Dynamics of Planetary Bodies: From Solar System Formation to Internal Evolution and Magnetic Fields
Delaram Darivasi, Maria Paula Bustos Moreno, Hari Bharath Chitta, Taruna Parihar, Yertay Yeskaliyev, Khizar Rustam, Jiaying Gong
This research comprehensively studies various aspects of planetary bodies, including the accretion of planets (Khizar), the size-frequency distribution of asteroids (Jiaying), thermal pressurization in the near-Earth asteroid Ryugu's parent body (Yertay), the magnetic field of asteroid Vesta (Hari), and lastly, Moment of Inertia (MOI) (Delaram), core’s hydration swelling and shrinking (Taruna), and outer-core-ocean layer cracks (Maria) of Saturn’s icy moon Enceladus. A new approach to simulate the solar system's formation is introduced, using a modified Springer simulation method. It explores the solar accretion disc evolution and the early planet formation, revealing on the dynamic interplay of celestial bodies within the young solar system.

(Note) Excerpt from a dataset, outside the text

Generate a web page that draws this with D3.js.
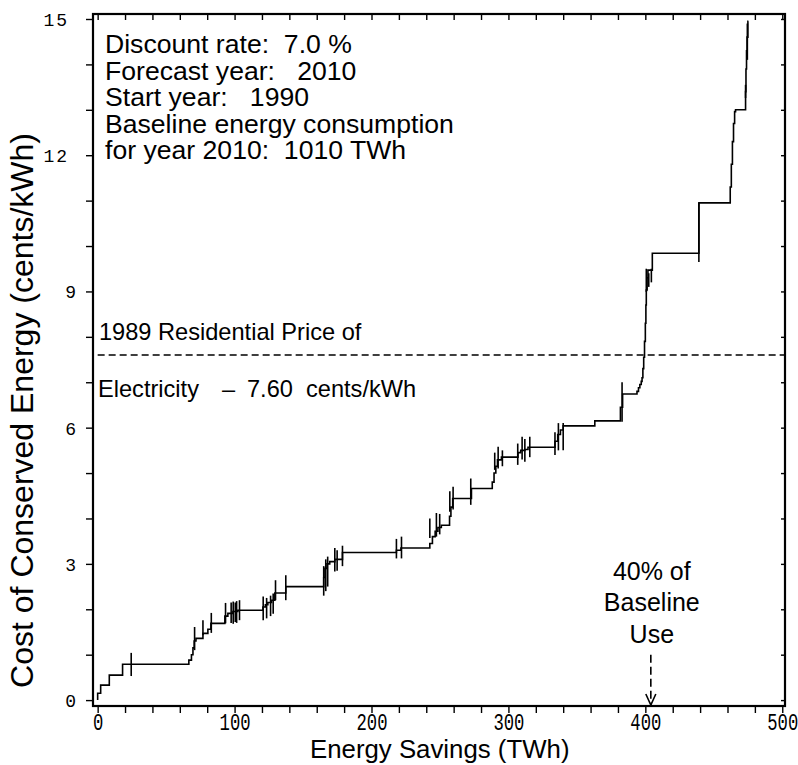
<!DOCTYPE html>
<html>
<head>
<meta charset="utf-8">
<script src="https://cdn.jsdelivr.net/npm/d3@7"></script>
<style>
  body { margin: 0; background: #fff; }
  svg { display: block; }
  .sans { font-family: "Liberation Sans", Arial, sans-serif; fill: #000; }
  .mono { font-family: "Liberation Mono", "Courier New", monospace; fill: #000; }
</style>
</head>
<body>
<svg id="chart" width="798" height="765"></svg>
<script>
// conservation supply curve: [cumulative savings TWh, cost cents/kWh] where each step begins
const steps = [
  [0, 0.15], [2.2, 0.33], [8.5, 0.55], [18.2, 0.79],
  [66.6, 0.88], [68.5, 1.0], [69.6, 1.15], [70.5, 1.3], [71.8, 1.36], [76.9, 1.47],
  [80.5, 1.56], [82.7, 1.69], [92.9, 1.85], [95.1, 1.91], [98.8, 1.95], [102.4, 1.98],
  [120.7, 2.05], [122.5, 2.1], [124.3, 2.15], [127, 2.2], [129.4, 2.36], [137.4, 2.5],
  [165.1, 2.7], [166, 2.9], [167.5, 3.0], [169.5, 3.05], [173.2, 3.1], [178.8, 3.25],
  [218.2, 3.3], [221.5, 3.35],
  [242.6, 3.45], [244.5, 3.6], [246.5, 3.72], [248.5, 3.8], [251, 3.85],
  [257, 4.05], [258, 4.25], [259.3, 4.44], [273, 4.66],
  [288.2, 4.8], [289.5, 5.0], [290.8, 5.15], [292, 5.29], [294.9, 5.35],
  [307, 5.45], [309, 5.5], [312, 5.52], [314.3, 5.57],
  [334, 5.7], [336, 5.85], [338, 5.95], [340, 6.04], [363.1, 6.15],
  [381.8, 6.45], [383.4, 6.74], [393.9, 6.8], [395, 6.88], [396, 6.95], [397, 7.02],
  [397.6, 7.1], [398.2, 7.3], [398.8, 7.55], [399.4, 7.9], [400, 8.3], [400.4, 8.7],
  [400.7, 9.03], [401.3, 9.3], [401.9, 9.47], [405.1, 9.84],
  [439.1, 10.95], [462, 11.3], [462.8, 11.8], [463.6, 12.3], [464.4, 12.7], [465.2, 12.96],
  [465.9, 13.0], [473.2, 13.4], [473.5, 13.9], [473.9, 14.3], [474.3, 14.6], [474.9, 14.95],
  [475.3, 14.95]
];

// short vertical marks on the curve: [TWh, low cost, high cost]
const marks = [
  [24.5, 0.53, 1.04],
  [70.8, 1.1, 1.61], [76.9, 1.43, 1.76], [83, 1.48, 1.92], [93.4, 1.69, 2.14],
  [97.5, 1.7, 2.15], [99, 1.68, 2.17], [100.5, 1.72, 2.15], [101.5, 1.7, 2.18], [103.6, 1.76, 2.2],
  [120.9, 1.76, 2.28], [123.4, 1.8, 2.25], [126.3, 1.85, 2.3], [128.2, 1.9, 2.35],
  [129.9, 2.2, 2.64], [137.4, 2.2, 2.75],
  [165.1, 2.3, 2.95], [166.6, 2.4, 3.1], [168, 2.5, 3.16],
  [173.2, 2.83, 3.35], [174.9, 2.85, 3.3], [178.8, 2.95, 3.4],
  [218.2, 3.12, 3.55], [221.9, 3.12, 3.6],
  [242.6, 3.57, 4.0], [247.4, 3.6, 4.12], [249.8, 3.65, 4.1],
  [257.2, 4.15, 4.6], [259.6, 4.2, 4.7], [272.5, 4.3, 4.88],
  [290, 5.07, 5.45], [292.5, 5.1, 5.58], [295.6, 5.15, 5.5],
  [306.8, 5.18, 5.65], [310, 5.3, 5.8], [312, 5.25, 5.75], [315.6, 5.35, 5.8],
  [334, 5.4, 5.9], [336.5, 5.5, 6.1], [340, 5.5, 6.1],
  [383, 6.13, 7.0],
  [400.7, 8.99, 9.5], [402.5, 9.1, 9.4], [404.4, 9.2, 9.5],
  [439.1, 9.65, 10.95],
  [473.2, 13.26, 13.55], [474.5, 14.1, 14.9]
];

const xMajorTicks = [0, 100, 200, 300, 400, 500];
const yMajorTicks = [0, 3, 6, 9, 12, 15];
const residentialPrice = 7.60;
const baselineUse = 1010;
const baselineShare = 0.4;

const infoLines = [
  "Discount rate:  7.0 %",
  "Forecast year:   2010",
  "Start year:   1990",
  "Baseline energy consumption",
  "for year 2010:  1010 TWh"
];
const noteLines = ["40% of", "Baseline", "Use"];

const svg = d3.select("#chart");
const plotLeft = 93, plotRight = 785, plotTop = 14, plotBottom = 706;

const x = d3.scaleLinear().domain([-3.4, 502]).range([plotLeft, plotRight]);
const y = d3.scaleLinear().domain([-0.13, 15.11]).range([plotBottom, plotTop]);

// minor/major ticks
const xMinor = d3.range(0, 501, 20);
const yMinor = d3.range(0, 16, 1);

function clean(g) {
  g.select(".domain").remove();
  g.selectAll(".tick line").attr("stroke", "#000").attr("stroke-width", 1.4);
}

svg.append("g")
  .attr("transform", `translate(0,${plotBottom})`)
  .call(d3.axisBottom(x).tickValues(xMinor).tickSize(7).tickFormat(""))
  .call(clean);

svg.append("g")
  .attr("transform", `translate(0,${plotTop})`)
  .call(d3.axisTop(x).tickValues(xMinor).tickSize(-6).tickFormat(""))
  .call(clean);

svg.append("g")
  .attr("transform", `translate(${plotLeft},0)`)
  .call(d3.axisLeft(y).tickValues(yMinor).tickSize(7).tickFormat(""))
  .call(clean);

svg.append("g")
  .attr("transform", `translate(${plotRight},0)`)
  .call(d3.axisRight(y).tickValues(yMinor).tickSize(-4).tickFormat(""))
  .call(clean);

// x tick labels (tall, narrow digits)
const xLab = svg.append("g")
  .attr("transform", `translate(0,${plotBottom})`)
  .call(d3.axisBottom(x).tickValues(xMajorTicks).tickSize(0).tickFormat(d3.format("d")));
xLab.select(".domain").remove();
xLab.selectAll("text")
  .attr("class", "mono")
  .attr("y", 24).attr("dy", 0)
  .attr("font-size", 23)
  .attr("transform", "scale(0.75,1)");

// y tick labels
const yLab = svg.append("g")
  .attr("transform", `translate(${plotLeft},0)`)
  .call(d3.axisLeft(y).tickValues(yMajorTicks).tickSize(0).tickFormat(d3.format("d")));
yLab.select(".domain").remove();
yLab.selectAll("text")
  .attr("class", "mono")
  .attr("font-size", 18)
  .attr("letter-spacing", 2)
  .attr("dy", "0.36em")
  .attr("x", d => d >= 10 ? -24 : -15);

// frame
svg.append("rect")
  .attr("x", plotLeft).attr("y", plotTop)
  .attr("width", plotRight - plotLeft).attr("height", plotBottom - plotTop)
  .attr("fill", "none").attr("stroke", "#000").attr("stroke-width", 2.2);

// price line
svg.append("line")
  .attr("x1", x(0)).attr("x2", plotRight)
  .attr("y1", y(residentialPrice)).attr("y2", y(residentialPrice))
  .attr("stroke", "#000").attr("stroke-width", 1.5)
  .attr("stroke-dasharray", "7,4");

// supply curve
const line = d3.line()
  .x(d => x(d[0]))
  .y(d => y(d[1]))
  .curve(d3.curveStepAfter);

svg.append("path")
  .datum([[0, 0]].concat(steps))
  .attr("d", line)
  .attr("fill", "none")
  .attr("stroke", "#000")
  .attr("stroke-width", 1.6);

svg.append("g")
  .selectAll("line")
  .data(marks)
  .join("line")
  .attr("x1", d => x(d[0])).attr("x2", d => x(d[0]))
  .attr("y1", d => y(d[1])).attr("y2", d => y(d[2]))
  .attr("stroke", "#000").attr("stroke-width", 1.6);

// info block, one text element with a line per tspan
svg.append("text")
  .attr("class", "sans")
  .attr("y", 53)
  .attr("font-size", 26.6)
  .style("white-space", "pre")
  .selectAll("tspan")
  .data(infoLines)
  .join("tspan")
  .attr("x", 105)
  .attr("dy", (d, i) => i === 0 ? 0 : 26.5)
  .text(d => d);

// price labels
svg.append("text")
  .attr("class", "sans")
  .attr("x", 99).attr("y", y(residentialPrice) - 15)
  .attr("font-size", 23.6)
  .text("1989 Residential Price of");

const priceText = svg.append("text")
  .attr("class", "sans")
  .attr("y", y(residentialPrice) + 42)
  .attr("font-size", 23.6);
priceText.append("tspan").attr("x", 98).text("Electricity");
priceText.append("tspan").attr("x", 222).text("\u2013");
priceText.append("tspan").attr("x", 247).text("7.60");
priceText.append("tspan").attr("x", 306).text("cents/kWh");

// 40% of baseline marker
const ax = x(baselineUse * baselineShare);
svg.append("line")
  .attr("x1", ax).attr("x2", ax)
  .attr("y1", y(1.0)).attr("y2", plotBottom - 1)
  .attr("stroke", "#000").attr("stroke-width", 1.6)
  .attr("stroke-dasharray", "8,4");
svg.append("path")
  .attr("d", `M${ax - 5},${plotBottom - 12}L${ax},${plotBottom - 1}L${ax + 5},${plotBottom - 12}`)
  .attr("fill", "none").attr("stroke", "#000").attr("stroke-width", 1.6);

svg.append("text")
  .attr("class", "sans")
  .attr("y", y(1.0) - 75)
  .attr("text-anchor", "middle")
  .attr("font-size", 25)
  .selectAll("tspan")
  .data(noteLines)
  .join("tspan")
  .attr("x", ax + 1)
  .attr("dy", (d, i) => i === 0 ? 0 : 31.5)
  .text(d => d);

// axis titles
svg.append("text")
  .attr("class", "sans")
  .attr("x", 310).attr("y", 758)
  .attr("font-size", 25.8)
  .text("Energy Savings (TWh)");

svg.append("text")
  .attr("class", "sans")
  .attr("transform", "translate(33,133) rotate(-90)")
  .attr("text-anchor", "end")
  .attr("font-size", 32)
  .text("Cost of Conserved Energy (cents/kWh)");
</script>
</body>
</html>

The size-frequency distribution and collisional evolution of the asteroid belt uncovers a dynamic equilibrium between destruction and creation processes, generating smaller asteroids through collisions and rotational disruption. It improves understanding of the asteroid belt's evolution and families. The presence of magnetic anomalies and the orientation of magnetic materials in Vesta's surface rocks support the hypothesis that the asteroid possessed a dynamo-generated magnetic field in its early history, offering valuable insights into its geological evolution and internal processes. Thermal pressurization in Ryugu’s parent body causes pore cracks, which are seen in the Ryugu sample. This occurs during temperature increases, involving thermal expansion and isothermal compressibility, which affect pore volume and aspect ratio. This study expands on Neumann and Kruse's internal evolution models (2019) for Enceladus' likely internal structure, comparing MOI from models with the MOI derived from Cassini's gravity data by Iess et al. (2014). The evolution of Enceladus' spin velocity influenced by tidal forces from Saturn and neighboring moons is also examined. As heat travels through Enceladus' core-ocean-ice crust layer, each layer responds differently due to unique physical conditions, leading to swelling and shrinking of the core through processes of hydration and dehydration, which are linked to variations in the crack width. To determine outer core-ocean porosity on Enceladus, crack width changes using precipitation and dissolution rates, and equilibrium constants at different depths using evolutionary parameters is computed. The combination of these analyses illuminates the moon's internal composition and structure.